With self-service data science, all business users that do not have statistical analysis background and don’t know how to code can make data-driven decisions, instead of relying on expensive and hard-to-find data scientists.
How expensive? The average annual base salary for an experienced data scientist in a management position is currently $257,443 according to Burtch Works. The executive recruiting company released today its 6th annual survey of data scientists’ compensation, this year combining it with its annual study of predictive analytics professionals. Data scientists, says the report, “work primarily with unstructured or streaming data and therefore command higher salaries than others in predictive analytics that mostly focus on structured data.” Here are the key findings for data scientists:
- Median base salaries for individual contributors range from $95,000 at Level 1 to $167,000 at level 3.
- For managers, median base salaries range from $146,000 at level 1 to $250,000 at level 3.
- In comparison to 2018 data, median base salaries for 2019 have either remained steady or risen slightly at all levels. Salary means increased at all levels, and salaries at the top quartile increased significantly in some cases. This may indicate that salary ranges are stretching and could be a sign of future salary growth.
- While the median base salaries show that data scientists earn more than predictive analytics professionals at all levels, the differences are the most evident for individual contributors where data scientists earn from 19-34% more.
- Data science is a young discipline: 66% of data science professionals sampled have fewer than 10 years of experience.
The trend toward specialization Burtch Works highlighted last year continues, helped by the increasing adoption of AI: “Companies looking to drill down on specific use cases are focusing more on data scientists that specialize in particular areas, such as NLP (natural language processing), Computer Vision (image processing), or even specific domain experience like AdTech or IoT (internet of things). Of course, as demand becomes more specialized, this also narrows the potential talent pool to draw from.”
The overall talent pool is growing with the constant fresh supply from the numerous graduate programs in data science and business analytics. Still, demand is also growing rapidly, driving US enterprises to recruit data scientists from outside the US. 33% of data scientists surveyed by Burtch Works are non-U.S. citizens with permanent residency or an F-1/OPT, H-1B, or another visa which allows them to work in the U.S. This is up from 13% of data scientists holding an H-1B visa in last year’s sample and way up from 9% in 2015 and 2016 and 8% in 2017.
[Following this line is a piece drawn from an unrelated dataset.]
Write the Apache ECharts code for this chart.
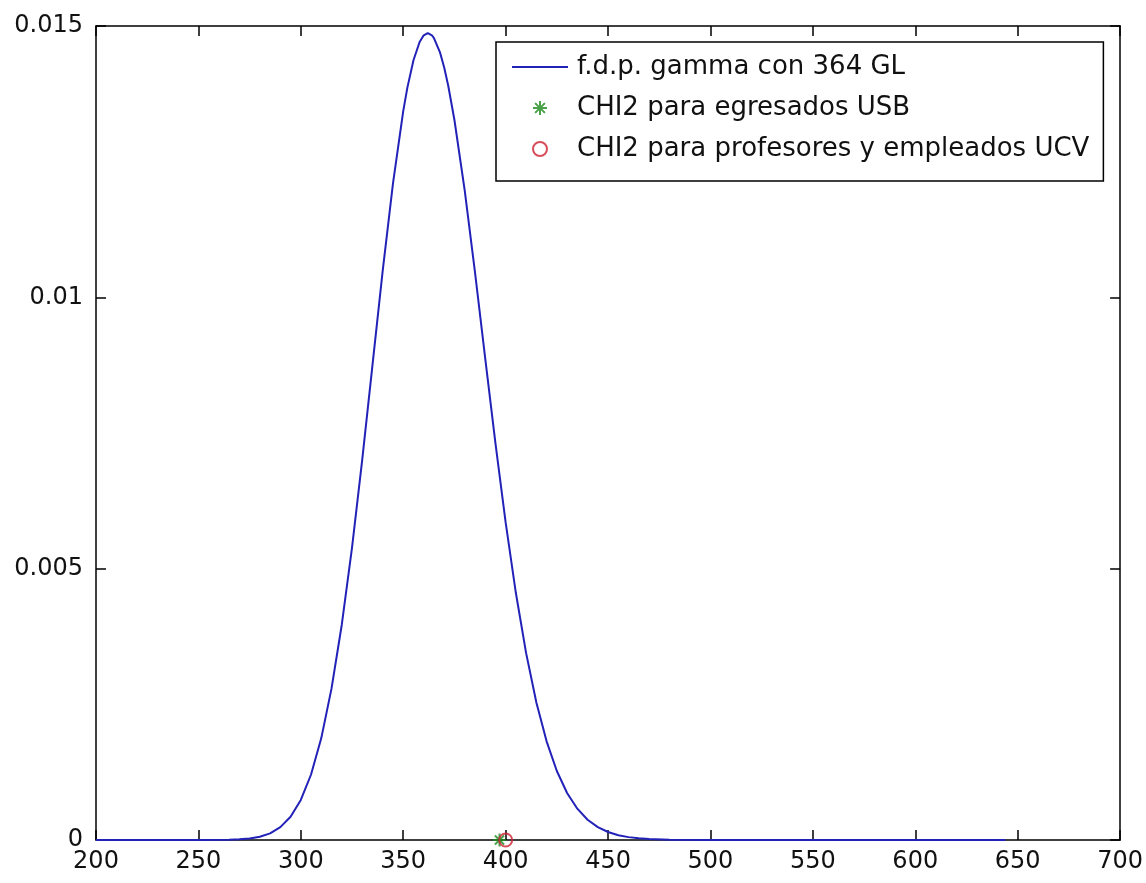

This year’s sample consists of 421 data scientists and 1,840 predictive analytics professionals. Burtch Works collected the data for this study during interviews conducted over the months immediately following the period of interviews for the 2018 studies, with data collection ending in April 2019.
Data science continues to be one of the most lucrative professions today and demand for data science skills and experience will continue to grow. There’s also no doubt that we will see this year further consolidation in the industry with additional mergers (e.g., Sisense combining with Periscope Data) and acquisitions (e.g., Intuit acquiring Origami Logic).
Burtch Works will discuss its findings in a webinar on June 20, 2019.